Evet ve "Kim bu erkek?" dedikleri bir kız arkadaşımdı. Füsun Demirel ve Senem diye bir arkadaşımla Ortaköy'de bir kulübe gittik. Senem iyi değildi, hava alalım dedik, dışarı çıktık. O anda arabadan adamlar fırlayıp kameraları açtılar. Panik olduk, Senem'in ayağı takıldı ve düştü. Senem'i gördüler, yakından da çektiler. Ama saçı kısa ya, sadece arkadan çektiklerini kullanmışlar. Bir şey bulamıyor, çamur atmaya çalışıyorlar.
"Altıncı hissime güveniyorum"
Bu düşmanca tavrın nedeni ne?
Ben çünkü ha bire basın toplantısı yapmıyorum, magazinle beraber çalışmıyorum. Bir şey de bulamayınca canları sıkılıyor.

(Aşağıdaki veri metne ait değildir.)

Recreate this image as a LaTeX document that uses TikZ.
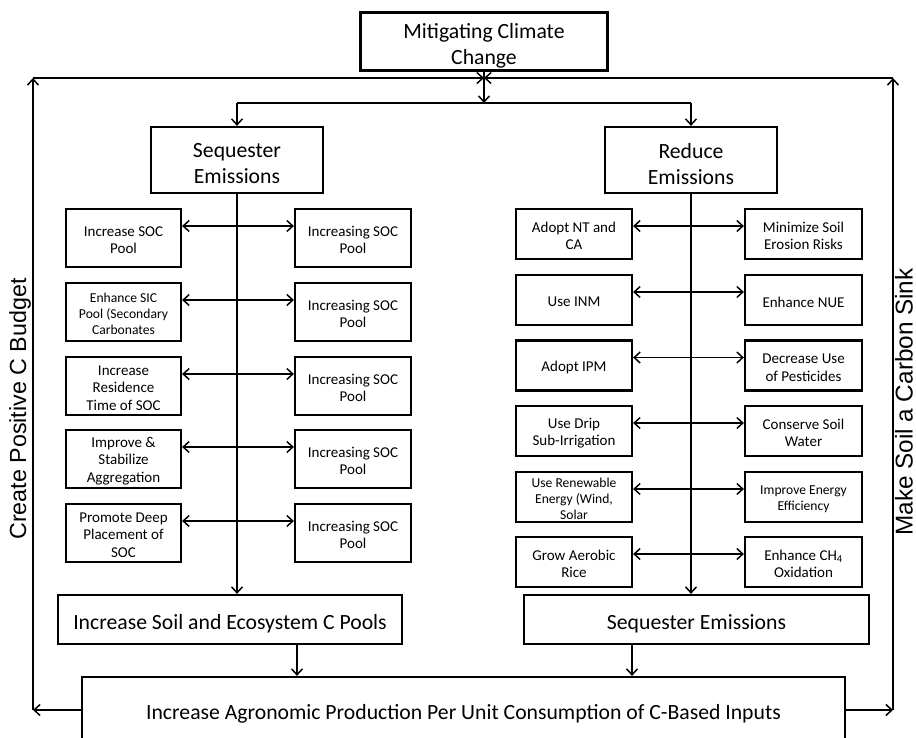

Mesela Antalya'da geldi bir kız, "Türkiye'de oyuncu olarak kimi beğeniyorsunuz?" diye sordu. "Tuncel Kurtiz, Civan Canova" dedim, bu isimler işine yaramadı galiba, "Hülya Avşar iyi oyuncuyum diyor. Sizce nasıl?" diye sordu. "Bilmiyorum" dedim, "İzlemedim filmlerini."